> The problem: Copy exactly, and only, the lines below from the first through the one containing "const aYTicks = [0,2,4,6,8,10,12,14];", both included; pictures are omitted.

> Source excerpt:
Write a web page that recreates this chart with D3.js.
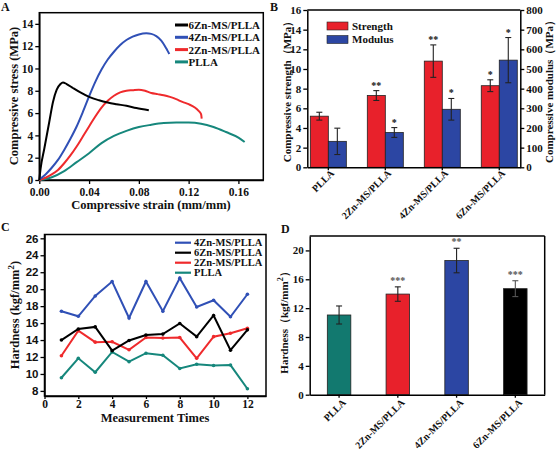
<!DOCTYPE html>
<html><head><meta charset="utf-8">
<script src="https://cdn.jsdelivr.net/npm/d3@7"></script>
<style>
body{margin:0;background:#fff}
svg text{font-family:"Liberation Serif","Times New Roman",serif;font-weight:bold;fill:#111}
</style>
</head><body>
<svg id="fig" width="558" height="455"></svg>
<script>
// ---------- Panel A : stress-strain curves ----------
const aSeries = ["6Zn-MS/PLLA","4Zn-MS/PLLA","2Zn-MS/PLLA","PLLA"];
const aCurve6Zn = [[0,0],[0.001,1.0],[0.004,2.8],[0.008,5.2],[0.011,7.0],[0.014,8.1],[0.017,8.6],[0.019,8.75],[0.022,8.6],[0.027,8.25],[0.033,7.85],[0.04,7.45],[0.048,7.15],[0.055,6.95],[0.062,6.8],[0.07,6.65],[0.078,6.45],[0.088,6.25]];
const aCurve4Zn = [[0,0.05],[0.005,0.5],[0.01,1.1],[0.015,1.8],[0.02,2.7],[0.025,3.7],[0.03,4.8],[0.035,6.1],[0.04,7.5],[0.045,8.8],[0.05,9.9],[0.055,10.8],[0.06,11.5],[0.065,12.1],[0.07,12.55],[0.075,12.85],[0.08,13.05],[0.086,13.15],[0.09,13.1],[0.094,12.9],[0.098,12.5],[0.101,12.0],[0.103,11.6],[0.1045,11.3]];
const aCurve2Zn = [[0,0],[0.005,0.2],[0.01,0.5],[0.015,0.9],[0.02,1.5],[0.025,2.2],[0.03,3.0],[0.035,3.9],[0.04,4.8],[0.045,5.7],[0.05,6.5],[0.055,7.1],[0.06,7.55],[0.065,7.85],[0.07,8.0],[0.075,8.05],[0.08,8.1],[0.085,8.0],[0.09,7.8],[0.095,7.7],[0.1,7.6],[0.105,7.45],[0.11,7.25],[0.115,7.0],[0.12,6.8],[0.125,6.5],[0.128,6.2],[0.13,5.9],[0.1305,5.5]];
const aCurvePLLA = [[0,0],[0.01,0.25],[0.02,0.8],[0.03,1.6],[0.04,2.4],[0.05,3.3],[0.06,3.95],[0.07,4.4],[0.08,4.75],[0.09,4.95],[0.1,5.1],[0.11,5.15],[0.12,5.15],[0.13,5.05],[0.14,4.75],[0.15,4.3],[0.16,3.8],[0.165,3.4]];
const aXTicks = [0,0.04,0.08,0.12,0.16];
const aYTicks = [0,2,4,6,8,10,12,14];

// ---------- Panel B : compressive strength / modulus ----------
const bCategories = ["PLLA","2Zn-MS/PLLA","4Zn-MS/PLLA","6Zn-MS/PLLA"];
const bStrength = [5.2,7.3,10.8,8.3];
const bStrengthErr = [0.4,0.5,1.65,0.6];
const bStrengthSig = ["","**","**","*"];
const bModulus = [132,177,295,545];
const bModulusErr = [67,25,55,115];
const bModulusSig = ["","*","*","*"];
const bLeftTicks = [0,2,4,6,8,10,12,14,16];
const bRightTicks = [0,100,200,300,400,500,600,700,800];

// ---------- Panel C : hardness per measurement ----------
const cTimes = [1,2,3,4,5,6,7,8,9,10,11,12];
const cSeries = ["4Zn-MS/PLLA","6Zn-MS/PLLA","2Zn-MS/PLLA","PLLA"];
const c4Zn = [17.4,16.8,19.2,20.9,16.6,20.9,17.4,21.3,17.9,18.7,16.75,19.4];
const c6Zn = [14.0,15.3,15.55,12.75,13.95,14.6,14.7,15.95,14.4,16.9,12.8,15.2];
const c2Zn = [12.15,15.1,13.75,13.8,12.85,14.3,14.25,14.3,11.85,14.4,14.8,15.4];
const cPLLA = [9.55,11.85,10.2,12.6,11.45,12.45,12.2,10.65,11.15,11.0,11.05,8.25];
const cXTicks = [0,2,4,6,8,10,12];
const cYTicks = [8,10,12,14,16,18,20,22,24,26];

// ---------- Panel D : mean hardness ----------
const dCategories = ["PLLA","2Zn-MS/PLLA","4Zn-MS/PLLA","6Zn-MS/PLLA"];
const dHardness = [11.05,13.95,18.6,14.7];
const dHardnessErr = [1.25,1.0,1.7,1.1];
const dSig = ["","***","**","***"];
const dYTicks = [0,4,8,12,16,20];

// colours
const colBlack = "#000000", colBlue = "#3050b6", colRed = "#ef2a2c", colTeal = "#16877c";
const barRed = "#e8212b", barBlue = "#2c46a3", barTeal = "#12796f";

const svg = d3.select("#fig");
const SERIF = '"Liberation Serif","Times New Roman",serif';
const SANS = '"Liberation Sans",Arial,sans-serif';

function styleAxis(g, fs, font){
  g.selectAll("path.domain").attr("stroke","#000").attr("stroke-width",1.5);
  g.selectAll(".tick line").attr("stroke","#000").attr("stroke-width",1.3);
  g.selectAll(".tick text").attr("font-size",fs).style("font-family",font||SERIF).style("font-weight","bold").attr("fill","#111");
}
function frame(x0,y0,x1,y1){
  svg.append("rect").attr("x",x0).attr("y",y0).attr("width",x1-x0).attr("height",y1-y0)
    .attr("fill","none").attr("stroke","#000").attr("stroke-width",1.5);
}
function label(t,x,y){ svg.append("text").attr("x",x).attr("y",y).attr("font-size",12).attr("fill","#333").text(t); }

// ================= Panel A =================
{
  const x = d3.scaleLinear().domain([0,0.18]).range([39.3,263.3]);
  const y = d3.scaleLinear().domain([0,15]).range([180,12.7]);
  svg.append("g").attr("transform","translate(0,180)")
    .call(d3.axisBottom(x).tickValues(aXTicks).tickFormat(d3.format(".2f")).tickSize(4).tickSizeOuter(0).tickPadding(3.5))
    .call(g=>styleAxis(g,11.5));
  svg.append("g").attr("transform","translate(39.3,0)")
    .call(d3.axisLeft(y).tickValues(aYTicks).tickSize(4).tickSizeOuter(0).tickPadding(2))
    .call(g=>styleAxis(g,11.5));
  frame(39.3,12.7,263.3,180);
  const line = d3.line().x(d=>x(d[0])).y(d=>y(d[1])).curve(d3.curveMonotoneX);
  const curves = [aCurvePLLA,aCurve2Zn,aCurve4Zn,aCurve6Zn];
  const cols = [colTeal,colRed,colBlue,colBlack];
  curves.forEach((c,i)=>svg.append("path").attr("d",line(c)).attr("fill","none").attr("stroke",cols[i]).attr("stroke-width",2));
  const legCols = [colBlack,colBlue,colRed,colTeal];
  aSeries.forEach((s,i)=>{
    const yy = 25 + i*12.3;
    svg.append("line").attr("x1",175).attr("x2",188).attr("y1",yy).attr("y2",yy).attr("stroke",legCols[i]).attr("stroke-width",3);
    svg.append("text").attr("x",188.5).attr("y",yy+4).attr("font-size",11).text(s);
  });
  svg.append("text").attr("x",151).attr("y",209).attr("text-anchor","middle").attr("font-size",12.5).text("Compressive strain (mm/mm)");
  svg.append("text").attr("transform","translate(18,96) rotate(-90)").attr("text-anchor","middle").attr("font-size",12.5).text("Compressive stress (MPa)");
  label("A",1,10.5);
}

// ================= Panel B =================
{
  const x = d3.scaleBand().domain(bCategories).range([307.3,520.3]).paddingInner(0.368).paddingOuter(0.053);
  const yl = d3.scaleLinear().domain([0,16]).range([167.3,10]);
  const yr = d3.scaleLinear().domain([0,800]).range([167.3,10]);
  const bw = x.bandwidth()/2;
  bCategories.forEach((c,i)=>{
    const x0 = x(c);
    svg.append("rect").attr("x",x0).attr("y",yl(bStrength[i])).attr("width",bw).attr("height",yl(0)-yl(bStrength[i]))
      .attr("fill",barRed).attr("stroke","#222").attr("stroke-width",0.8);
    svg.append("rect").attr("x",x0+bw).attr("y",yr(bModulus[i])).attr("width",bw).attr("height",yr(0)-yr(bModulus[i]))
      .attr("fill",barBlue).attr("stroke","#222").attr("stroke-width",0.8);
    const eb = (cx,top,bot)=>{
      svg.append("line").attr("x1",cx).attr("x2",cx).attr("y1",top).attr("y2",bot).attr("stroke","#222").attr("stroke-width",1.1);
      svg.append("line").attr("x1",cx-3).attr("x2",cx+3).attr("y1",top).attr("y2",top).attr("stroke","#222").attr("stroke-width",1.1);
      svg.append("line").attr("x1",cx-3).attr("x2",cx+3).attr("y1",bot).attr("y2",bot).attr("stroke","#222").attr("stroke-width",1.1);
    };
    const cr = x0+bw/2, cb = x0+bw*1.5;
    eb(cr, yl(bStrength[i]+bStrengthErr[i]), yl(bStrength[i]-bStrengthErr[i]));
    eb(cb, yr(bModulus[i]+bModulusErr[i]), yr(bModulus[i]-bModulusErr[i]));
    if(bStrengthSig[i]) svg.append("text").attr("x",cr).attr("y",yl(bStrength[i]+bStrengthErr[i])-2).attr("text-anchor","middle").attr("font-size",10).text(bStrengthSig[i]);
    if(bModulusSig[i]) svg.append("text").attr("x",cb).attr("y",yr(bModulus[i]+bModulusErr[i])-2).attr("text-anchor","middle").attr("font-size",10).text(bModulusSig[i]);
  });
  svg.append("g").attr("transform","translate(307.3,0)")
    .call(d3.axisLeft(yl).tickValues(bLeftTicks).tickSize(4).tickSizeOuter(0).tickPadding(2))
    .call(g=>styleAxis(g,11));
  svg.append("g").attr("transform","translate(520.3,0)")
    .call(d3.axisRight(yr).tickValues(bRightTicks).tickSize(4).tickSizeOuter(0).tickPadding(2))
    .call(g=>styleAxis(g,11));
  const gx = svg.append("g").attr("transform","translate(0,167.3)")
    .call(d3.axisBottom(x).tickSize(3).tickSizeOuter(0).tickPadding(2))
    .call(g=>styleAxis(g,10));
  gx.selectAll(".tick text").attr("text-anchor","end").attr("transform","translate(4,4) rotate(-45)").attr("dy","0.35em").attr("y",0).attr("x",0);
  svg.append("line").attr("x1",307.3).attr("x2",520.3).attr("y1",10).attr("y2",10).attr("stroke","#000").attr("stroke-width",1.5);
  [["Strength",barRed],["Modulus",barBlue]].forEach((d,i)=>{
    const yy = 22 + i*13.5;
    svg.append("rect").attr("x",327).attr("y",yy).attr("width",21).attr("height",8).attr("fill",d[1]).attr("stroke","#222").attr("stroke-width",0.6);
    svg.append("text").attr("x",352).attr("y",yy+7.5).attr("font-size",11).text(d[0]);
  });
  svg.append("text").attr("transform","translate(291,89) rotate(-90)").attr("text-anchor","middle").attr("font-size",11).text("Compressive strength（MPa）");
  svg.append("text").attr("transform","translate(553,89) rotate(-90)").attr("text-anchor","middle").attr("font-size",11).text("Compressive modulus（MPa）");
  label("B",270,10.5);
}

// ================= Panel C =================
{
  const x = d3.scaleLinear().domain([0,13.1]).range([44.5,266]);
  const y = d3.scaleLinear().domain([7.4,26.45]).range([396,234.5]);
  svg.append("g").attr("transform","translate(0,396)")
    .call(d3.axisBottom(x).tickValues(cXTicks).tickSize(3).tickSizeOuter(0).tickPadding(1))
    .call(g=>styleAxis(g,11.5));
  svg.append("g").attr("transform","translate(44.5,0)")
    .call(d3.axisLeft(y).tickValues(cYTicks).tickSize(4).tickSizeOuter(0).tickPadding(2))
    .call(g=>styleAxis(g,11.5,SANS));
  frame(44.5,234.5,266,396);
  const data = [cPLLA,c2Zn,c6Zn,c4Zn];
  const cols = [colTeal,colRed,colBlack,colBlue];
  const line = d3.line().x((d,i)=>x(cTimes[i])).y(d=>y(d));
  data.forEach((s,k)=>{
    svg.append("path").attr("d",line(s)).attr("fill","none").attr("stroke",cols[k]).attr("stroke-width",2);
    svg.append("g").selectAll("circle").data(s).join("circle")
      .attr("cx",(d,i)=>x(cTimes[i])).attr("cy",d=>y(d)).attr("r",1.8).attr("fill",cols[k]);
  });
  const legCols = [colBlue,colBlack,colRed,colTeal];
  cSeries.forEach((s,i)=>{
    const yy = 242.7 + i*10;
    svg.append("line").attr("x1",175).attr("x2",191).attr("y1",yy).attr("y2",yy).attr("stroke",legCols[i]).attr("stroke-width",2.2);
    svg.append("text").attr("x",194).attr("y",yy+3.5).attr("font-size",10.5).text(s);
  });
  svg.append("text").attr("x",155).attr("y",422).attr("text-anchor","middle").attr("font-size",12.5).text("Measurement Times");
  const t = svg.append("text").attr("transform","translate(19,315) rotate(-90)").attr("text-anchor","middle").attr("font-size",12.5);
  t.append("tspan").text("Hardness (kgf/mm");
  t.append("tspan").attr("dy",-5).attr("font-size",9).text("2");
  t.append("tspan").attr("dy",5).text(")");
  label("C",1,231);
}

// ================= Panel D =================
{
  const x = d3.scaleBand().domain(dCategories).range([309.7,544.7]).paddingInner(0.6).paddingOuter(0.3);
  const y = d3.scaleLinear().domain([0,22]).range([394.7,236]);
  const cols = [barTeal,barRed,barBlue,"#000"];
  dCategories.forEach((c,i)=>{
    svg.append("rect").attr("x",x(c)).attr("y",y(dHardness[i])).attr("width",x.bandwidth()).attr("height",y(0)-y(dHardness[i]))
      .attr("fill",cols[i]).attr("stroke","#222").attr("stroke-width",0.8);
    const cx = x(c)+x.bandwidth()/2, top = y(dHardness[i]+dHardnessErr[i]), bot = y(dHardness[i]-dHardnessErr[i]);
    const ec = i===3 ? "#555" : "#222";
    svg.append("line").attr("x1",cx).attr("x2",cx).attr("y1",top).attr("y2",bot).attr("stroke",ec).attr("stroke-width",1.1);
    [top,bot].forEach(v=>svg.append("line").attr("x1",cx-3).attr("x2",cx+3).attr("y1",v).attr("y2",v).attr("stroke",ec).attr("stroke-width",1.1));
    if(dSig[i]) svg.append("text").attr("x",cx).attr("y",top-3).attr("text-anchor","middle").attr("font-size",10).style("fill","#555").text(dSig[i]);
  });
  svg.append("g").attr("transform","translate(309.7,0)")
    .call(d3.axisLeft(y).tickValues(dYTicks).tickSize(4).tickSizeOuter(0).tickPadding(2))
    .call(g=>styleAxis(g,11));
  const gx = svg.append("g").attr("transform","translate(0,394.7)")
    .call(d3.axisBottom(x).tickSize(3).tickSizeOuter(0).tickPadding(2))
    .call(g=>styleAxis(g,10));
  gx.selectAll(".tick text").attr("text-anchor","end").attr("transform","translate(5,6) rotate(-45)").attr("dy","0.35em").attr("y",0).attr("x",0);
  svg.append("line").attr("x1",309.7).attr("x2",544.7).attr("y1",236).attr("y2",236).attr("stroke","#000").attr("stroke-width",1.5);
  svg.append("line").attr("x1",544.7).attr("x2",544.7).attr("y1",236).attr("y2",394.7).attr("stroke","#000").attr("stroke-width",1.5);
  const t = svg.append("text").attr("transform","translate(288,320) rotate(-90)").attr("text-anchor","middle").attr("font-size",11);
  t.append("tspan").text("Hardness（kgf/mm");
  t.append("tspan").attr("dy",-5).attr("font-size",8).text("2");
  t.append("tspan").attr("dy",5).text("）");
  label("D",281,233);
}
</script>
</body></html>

> Complete answer:
Write a web page that recreates this chart with D3.js.
<!DOCTYPE html>
<html><head><meta charset="utf-8">
<script src="https://cdn.jsdelivr.net/npm/d3@7"></script>
<style>
body{margin:0;background:#fff}
svg text{font-family:"Liberation Serif","Times New Roman",serif;font-weight:bold;fill:#111}
</style>
</head><body>
<svg id="fig" width="558" height="455"></svg>
<script>
// ---------- Panel A : stress-strain curves ----------
const aSeries = ["6Zn-MS/PLLA","4Zn-MS/PLLA","2Zn-MS/PLLA","PLLA"];
const aCurve6Zn = [[0,0],[0.001,1.0],[0.004,2.8],[0.008,5.2],[0.011,7.0],[0.014,8.1],[0.017,8.6],[0.019,8.75],[0.022,8.6],[0.027,8.25],[0.033,7.85],[0.04,7.45],[0.048,7.15],[0.055,6.95],[0.062,6.8],[0.07,6.65],[0.078,6.45],[0.088,6.25]];
const aCurve4Zn = [[0,0.05],[0.005,0.5],[0.01,1.1],[0.015,1.8],[0.02,2.7],[0.025,3.7],[0.03,4.8],[0.035,6.1],[0.04,7.5],[0.045,8.8],[0.05,9.9],[0.055,10.8],[0.06,11.5],[0.065,12.1],[0.07,12.55],[0.075,12.85],[0.08,13.05],[0.086,13.15],[0.09,13.1],[0.094,12.9],[0.098,12.5],[0.101,12.0],[0.103,11.6],[0.1045,11.3]];
const aCurve2Zn = [[0,0],[0.005,0.2],[0.01,0.5],[0.015,0.9],[0.02,1.5],[0.025,2.2],[0.03,3.0],[0.035,3.9],[0.04,4.8],[0.045,5.7],[0.05,6.5],[0.055,7.1],[0.06,7.55],[0.065,7.85],[0.07,8.0],[0.075,8.05],[0.08,8.1],[0.085,8.0],[0.09,7.8],[0.095,7.7],[0.1,7.6],[0.105,7.45],[0.11,7.25],[0.115,7.0],[0.12,6.8],[0.125,6.5],[0.128,6.2],[0.13,5.9],[0.1305,5.5]];
const aCurvePLLA = [[0,0],[0.01,0.25],[0.02,0.8],[0.03,1.6],[0.04,2.4],[0.05,3.3],[0.06,3.95],[0.07,4.4],[0.08,4.75],[0.09,4.95],[0.1,5.1],[0.11,5.15],[0.12,5.15],[0.13,5.05],[0.14,4.75],[0.15,4.3],[0.16,3.8],[0.165,3.4]];
const aXTicks = [0,0.04,0.08,0.12,0.16];
const aYTicks = [0,2,4,6,8,10,12,14];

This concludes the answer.